Introduction to Haptics is a standout course for technically inclined learners seeking to bridge theory and physical implementation. Its interdisciplinary approach—spanning mechanical design, electronics, and programming—prepares students for careers in robotics, virtual reality, and human-computer interaction. The course’s foundation in Stanford’s engineering curriculum ensures academic excellence, while the open-source Hapkit project encourages innovation and real-world problem-solving. By requiring learners to build and program their own device, it fosters a deep, tactile understanding of haptic systems that few online courses can match.

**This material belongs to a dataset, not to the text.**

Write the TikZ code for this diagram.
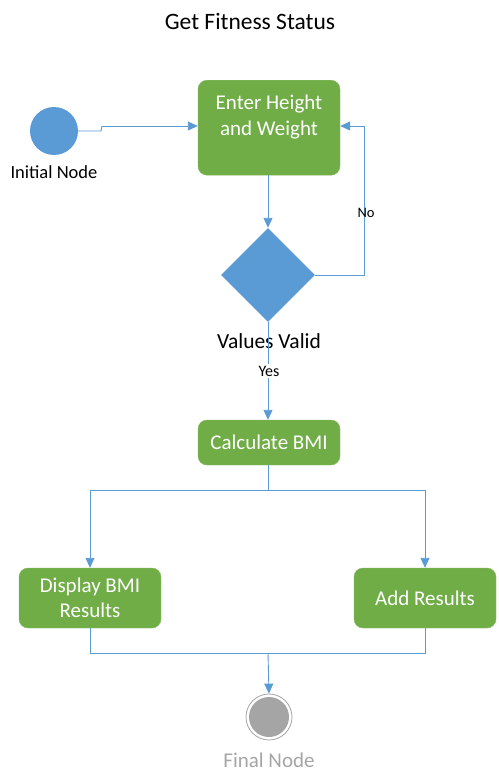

However, the course is not without challenges. The lack of a commercially available Hapkit kit may deter beginners or those without access to tools and components. The self-directed nature demands initiative, troubleshooting skills, and time management. Yet, for motivated learners—especially those in engineering, computer science, or product design—the investment pays off in unique, portfolio-worthy skills. We recommend this course to intermediate learners ready to build something tangible. With supplemental resources and community engagement, it delivers exceptional value and a rare hands-on experience in an emerging technological field.